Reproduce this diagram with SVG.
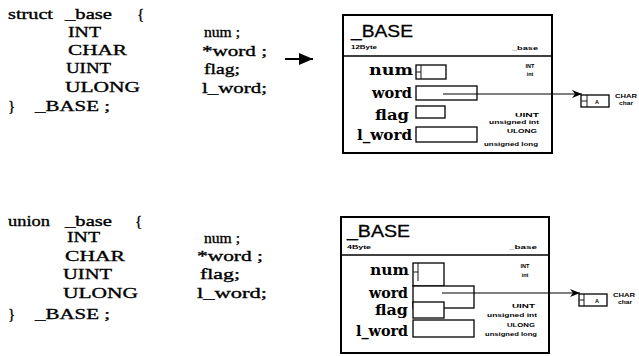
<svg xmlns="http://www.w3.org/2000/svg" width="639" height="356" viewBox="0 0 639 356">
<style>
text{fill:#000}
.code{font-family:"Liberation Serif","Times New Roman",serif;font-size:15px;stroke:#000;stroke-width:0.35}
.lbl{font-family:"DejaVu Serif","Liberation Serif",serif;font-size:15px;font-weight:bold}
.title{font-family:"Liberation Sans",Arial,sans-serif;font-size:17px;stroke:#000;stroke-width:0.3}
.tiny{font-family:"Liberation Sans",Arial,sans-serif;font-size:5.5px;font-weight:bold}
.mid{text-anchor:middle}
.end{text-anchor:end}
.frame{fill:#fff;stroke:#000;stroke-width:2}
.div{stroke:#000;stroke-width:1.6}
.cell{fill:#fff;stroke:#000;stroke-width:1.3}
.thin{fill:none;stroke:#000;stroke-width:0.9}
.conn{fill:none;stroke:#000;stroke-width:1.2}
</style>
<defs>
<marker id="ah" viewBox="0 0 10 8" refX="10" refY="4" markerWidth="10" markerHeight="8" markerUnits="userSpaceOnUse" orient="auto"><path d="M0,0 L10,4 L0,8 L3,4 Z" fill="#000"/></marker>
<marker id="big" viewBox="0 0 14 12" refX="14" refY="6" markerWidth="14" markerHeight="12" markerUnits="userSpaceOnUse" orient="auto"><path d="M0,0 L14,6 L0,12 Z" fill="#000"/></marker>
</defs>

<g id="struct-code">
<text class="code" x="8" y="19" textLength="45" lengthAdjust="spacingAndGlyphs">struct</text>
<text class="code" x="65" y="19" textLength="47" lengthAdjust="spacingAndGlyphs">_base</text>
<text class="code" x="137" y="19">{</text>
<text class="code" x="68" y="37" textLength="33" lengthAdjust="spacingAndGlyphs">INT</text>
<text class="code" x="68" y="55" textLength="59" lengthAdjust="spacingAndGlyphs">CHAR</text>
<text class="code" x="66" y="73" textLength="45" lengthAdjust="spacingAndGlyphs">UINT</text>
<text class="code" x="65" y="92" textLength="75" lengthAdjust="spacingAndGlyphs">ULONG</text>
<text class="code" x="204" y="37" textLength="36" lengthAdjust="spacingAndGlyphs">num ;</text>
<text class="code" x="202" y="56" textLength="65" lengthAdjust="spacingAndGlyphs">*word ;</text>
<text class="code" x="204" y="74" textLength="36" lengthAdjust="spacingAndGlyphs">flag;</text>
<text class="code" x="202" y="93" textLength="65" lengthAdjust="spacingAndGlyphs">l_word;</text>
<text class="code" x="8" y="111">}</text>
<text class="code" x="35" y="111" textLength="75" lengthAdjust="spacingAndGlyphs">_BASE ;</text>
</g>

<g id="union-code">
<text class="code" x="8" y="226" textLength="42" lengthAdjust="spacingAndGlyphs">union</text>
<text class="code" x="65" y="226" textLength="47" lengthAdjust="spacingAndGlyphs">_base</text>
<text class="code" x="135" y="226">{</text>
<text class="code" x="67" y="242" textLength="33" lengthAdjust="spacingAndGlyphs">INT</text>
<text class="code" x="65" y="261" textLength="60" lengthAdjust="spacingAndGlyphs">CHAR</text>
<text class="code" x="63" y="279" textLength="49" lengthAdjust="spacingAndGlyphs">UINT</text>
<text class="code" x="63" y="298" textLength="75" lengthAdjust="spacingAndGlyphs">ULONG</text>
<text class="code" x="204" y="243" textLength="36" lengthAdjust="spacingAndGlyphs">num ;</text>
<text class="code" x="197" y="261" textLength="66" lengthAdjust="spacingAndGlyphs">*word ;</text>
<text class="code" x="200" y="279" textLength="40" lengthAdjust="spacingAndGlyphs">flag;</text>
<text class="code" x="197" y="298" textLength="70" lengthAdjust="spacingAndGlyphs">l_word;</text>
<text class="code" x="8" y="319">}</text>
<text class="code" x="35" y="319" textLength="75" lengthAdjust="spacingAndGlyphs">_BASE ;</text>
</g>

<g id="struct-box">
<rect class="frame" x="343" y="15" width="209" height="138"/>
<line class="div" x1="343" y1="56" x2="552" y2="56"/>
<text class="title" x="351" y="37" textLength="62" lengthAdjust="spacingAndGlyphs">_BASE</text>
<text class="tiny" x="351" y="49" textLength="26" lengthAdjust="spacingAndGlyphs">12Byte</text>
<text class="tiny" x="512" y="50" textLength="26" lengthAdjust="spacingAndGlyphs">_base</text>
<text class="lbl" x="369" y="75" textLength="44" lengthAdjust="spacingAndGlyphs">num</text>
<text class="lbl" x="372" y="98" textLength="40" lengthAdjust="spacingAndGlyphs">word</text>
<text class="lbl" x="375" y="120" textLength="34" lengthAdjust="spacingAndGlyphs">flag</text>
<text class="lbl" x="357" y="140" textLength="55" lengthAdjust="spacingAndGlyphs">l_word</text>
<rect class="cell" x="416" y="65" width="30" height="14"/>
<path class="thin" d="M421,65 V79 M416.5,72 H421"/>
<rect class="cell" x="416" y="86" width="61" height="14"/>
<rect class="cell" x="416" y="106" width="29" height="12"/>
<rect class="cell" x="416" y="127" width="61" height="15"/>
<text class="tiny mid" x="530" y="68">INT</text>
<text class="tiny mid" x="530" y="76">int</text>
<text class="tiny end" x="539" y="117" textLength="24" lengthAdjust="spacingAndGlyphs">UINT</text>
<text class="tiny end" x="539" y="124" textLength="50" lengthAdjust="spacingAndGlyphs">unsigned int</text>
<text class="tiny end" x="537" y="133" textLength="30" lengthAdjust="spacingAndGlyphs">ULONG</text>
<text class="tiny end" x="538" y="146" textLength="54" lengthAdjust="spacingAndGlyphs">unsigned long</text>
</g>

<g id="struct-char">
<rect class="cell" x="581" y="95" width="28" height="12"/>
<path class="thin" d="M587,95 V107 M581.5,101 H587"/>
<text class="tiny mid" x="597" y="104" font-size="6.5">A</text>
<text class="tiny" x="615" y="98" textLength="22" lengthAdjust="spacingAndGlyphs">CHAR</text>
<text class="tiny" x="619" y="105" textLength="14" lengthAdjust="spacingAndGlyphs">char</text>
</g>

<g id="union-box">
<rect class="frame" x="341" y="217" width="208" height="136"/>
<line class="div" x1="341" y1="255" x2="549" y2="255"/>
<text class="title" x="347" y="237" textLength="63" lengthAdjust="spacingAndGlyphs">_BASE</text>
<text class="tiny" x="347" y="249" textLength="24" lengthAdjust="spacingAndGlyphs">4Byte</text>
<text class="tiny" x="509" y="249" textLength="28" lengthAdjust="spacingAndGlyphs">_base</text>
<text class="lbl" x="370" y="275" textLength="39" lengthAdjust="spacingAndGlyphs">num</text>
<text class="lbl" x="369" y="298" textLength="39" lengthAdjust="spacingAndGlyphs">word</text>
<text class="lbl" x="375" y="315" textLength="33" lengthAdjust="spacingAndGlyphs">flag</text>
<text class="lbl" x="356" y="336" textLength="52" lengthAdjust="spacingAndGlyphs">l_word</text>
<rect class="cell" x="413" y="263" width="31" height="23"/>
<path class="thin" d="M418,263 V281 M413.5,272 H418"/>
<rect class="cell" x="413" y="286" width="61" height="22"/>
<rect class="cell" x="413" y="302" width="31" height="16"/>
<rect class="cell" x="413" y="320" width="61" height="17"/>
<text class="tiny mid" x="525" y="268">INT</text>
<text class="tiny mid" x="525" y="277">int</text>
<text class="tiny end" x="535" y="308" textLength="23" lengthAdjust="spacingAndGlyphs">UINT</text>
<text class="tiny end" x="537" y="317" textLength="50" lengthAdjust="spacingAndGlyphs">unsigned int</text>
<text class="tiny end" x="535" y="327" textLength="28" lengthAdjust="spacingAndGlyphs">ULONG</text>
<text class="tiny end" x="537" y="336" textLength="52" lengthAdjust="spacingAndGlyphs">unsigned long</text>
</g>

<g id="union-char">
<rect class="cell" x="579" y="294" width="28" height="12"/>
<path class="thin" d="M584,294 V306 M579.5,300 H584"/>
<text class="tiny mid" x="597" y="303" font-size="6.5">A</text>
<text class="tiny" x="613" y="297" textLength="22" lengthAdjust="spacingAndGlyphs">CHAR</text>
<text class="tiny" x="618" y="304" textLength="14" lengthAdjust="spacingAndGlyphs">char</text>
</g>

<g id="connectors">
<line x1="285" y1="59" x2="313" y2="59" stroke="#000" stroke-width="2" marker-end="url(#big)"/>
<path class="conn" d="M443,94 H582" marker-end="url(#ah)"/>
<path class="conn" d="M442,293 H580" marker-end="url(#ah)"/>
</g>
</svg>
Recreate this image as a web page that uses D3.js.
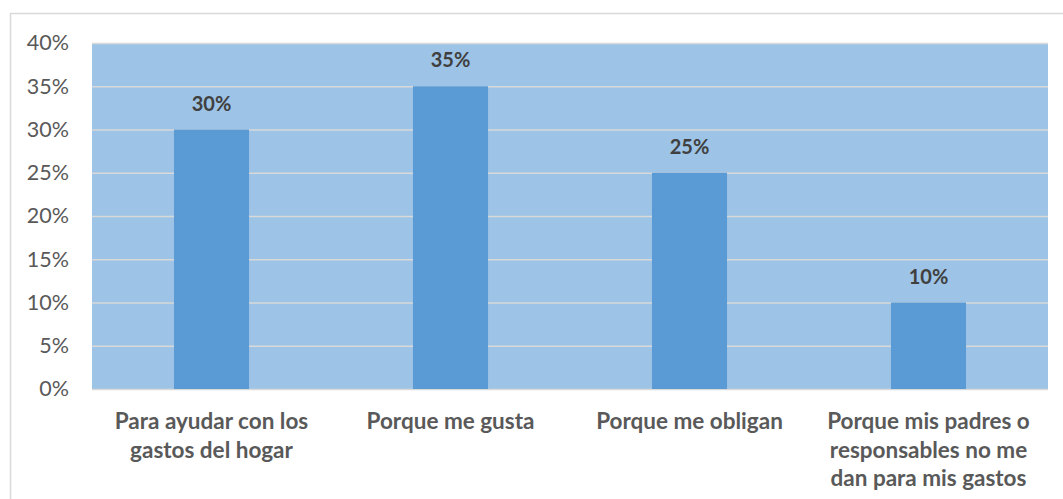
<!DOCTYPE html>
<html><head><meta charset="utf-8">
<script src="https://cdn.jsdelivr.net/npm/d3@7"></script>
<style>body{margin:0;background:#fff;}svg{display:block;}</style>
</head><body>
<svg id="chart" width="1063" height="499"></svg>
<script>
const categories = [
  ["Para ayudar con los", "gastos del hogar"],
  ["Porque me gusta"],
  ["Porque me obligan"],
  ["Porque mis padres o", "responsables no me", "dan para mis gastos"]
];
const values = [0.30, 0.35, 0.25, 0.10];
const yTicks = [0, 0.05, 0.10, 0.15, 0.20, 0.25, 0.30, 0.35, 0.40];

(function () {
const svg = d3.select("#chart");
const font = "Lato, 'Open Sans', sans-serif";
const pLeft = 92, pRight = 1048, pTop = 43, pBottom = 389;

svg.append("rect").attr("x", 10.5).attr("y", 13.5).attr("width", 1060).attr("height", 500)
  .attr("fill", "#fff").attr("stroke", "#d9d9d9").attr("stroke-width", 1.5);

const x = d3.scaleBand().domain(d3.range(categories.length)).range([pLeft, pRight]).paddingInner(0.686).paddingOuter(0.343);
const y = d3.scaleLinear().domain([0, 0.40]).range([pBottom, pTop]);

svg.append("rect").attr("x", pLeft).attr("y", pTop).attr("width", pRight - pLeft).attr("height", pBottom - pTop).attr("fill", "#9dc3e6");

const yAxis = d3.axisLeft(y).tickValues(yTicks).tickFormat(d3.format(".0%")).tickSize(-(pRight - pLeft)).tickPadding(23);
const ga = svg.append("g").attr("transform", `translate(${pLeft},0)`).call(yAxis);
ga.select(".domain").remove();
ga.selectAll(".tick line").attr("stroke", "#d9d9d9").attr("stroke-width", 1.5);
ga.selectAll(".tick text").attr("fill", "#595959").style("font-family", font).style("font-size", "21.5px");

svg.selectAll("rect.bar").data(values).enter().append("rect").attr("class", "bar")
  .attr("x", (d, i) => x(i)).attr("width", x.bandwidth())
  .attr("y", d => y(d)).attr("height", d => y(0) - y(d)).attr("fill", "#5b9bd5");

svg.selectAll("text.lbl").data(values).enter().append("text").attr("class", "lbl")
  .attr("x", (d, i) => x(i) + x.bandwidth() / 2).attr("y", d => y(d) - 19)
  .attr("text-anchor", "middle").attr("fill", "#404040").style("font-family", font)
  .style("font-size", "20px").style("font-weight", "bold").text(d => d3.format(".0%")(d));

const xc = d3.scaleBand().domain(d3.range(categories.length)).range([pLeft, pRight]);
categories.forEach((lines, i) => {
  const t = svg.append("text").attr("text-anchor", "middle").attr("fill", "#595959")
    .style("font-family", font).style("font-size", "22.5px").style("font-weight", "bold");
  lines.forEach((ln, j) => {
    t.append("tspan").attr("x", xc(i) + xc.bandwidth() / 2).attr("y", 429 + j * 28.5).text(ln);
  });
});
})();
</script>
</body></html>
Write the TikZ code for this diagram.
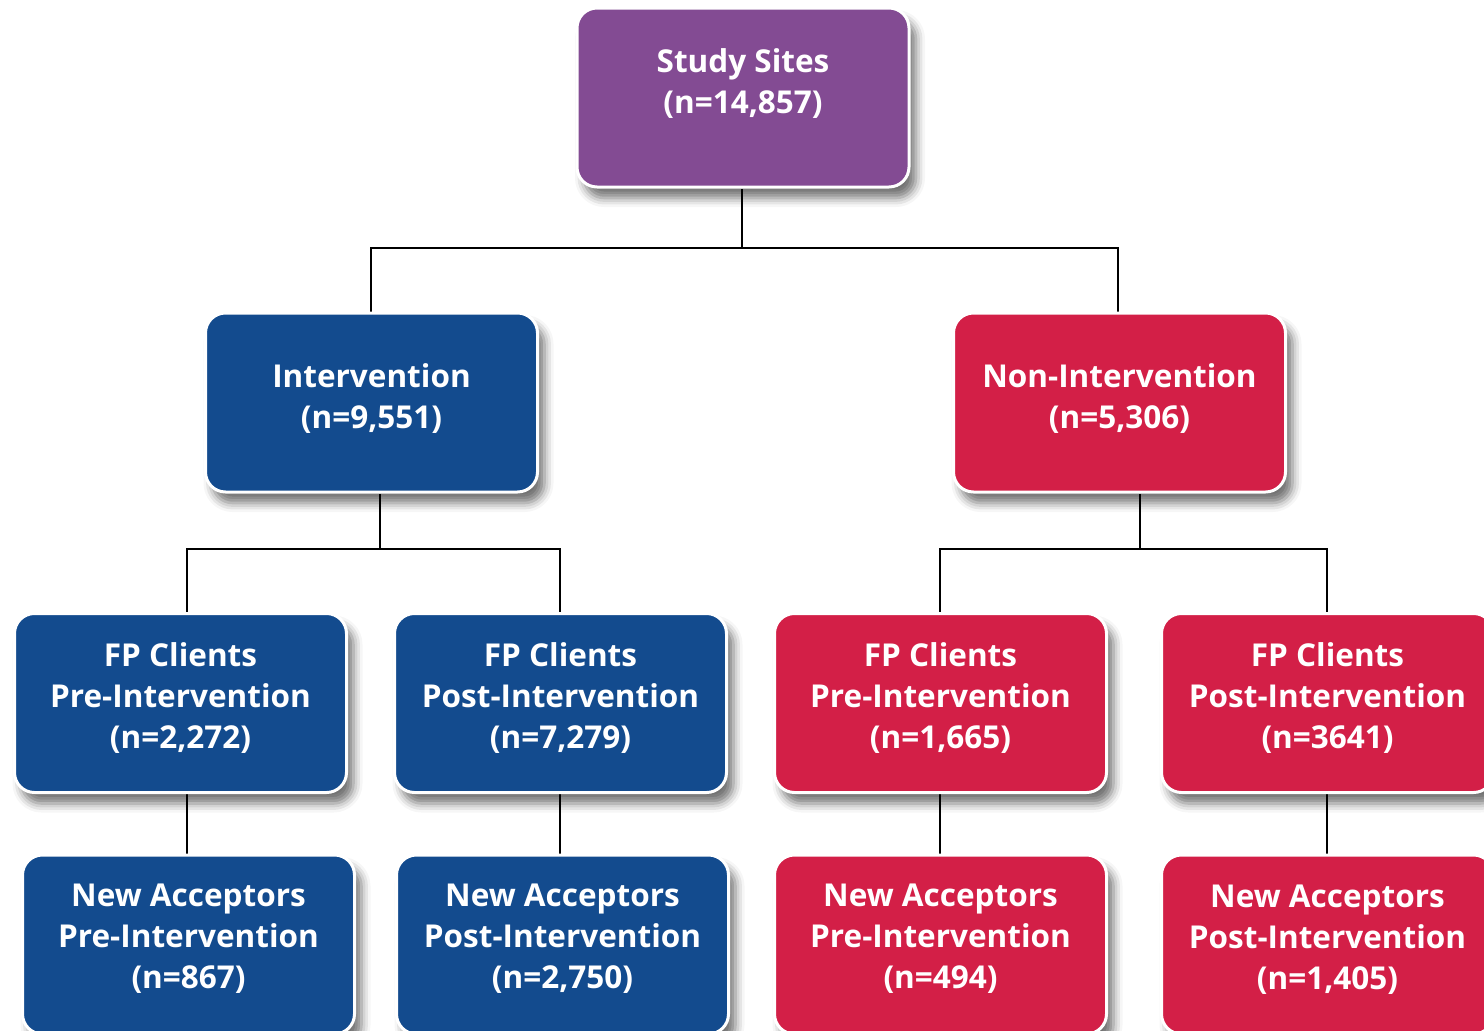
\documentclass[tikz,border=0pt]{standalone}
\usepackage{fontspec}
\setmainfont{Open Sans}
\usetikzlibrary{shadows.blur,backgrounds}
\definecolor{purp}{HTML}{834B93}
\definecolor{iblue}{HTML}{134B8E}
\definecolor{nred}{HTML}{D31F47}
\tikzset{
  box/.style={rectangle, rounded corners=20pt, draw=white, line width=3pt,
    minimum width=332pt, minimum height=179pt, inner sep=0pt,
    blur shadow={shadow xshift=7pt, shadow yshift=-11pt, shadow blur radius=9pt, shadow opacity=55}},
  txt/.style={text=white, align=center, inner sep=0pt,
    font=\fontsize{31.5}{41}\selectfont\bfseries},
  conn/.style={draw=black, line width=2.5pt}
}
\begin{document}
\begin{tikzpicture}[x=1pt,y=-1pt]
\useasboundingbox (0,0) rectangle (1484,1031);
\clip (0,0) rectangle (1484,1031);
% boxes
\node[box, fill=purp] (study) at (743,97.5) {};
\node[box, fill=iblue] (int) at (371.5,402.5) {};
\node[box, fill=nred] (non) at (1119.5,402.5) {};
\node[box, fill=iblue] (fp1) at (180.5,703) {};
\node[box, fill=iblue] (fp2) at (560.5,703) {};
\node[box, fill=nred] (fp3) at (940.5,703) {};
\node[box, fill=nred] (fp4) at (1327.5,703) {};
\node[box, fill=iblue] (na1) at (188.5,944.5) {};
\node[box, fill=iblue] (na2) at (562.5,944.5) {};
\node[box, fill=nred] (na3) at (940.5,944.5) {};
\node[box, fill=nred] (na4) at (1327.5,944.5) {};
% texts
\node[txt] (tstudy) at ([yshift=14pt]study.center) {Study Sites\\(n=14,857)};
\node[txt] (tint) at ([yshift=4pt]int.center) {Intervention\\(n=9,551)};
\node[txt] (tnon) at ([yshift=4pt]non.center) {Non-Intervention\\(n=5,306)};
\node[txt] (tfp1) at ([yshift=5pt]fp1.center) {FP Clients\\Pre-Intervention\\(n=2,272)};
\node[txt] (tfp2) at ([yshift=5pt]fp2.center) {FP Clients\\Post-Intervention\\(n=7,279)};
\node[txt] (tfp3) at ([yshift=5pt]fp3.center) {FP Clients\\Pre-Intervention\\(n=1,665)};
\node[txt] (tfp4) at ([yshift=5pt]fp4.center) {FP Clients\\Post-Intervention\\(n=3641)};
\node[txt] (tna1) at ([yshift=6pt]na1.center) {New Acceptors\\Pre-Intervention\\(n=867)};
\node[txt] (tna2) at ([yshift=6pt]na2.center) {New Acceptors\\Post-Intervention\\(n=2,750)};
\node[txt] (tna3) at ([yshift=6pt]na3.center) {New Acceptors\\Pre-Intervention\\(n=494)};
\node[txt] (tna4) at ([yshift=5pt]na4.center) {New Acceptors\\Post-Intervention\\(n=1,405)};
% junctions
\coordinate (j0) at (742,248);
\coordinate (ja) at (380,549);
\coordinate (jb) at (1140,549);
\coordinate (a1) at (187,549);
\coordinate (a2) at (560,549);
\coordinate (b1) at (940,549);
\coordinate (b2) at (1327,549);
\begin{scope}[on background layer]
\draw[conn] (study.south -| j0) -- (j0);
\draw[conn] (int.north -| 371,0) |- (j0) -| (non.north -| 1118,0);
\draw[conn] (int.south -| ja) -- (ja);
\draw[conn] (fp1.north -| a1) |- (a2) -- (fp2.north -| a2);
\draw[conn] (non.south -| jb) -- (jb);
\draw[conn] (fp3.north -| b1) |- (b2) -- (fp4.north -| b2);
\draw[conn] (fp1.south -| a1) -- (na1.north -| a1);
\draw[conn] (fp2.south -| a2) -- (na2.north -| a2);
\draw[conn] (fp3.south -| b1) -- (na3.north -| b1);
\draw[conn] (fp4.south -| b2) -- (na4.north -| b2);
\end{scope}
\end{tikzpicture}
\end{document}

Aim of the exercise: Pull out each line containing the word "diagram" and copy it.

Solution to this task:
Reproduce this diagram with SVG.
Write the TikZ code for this diagram.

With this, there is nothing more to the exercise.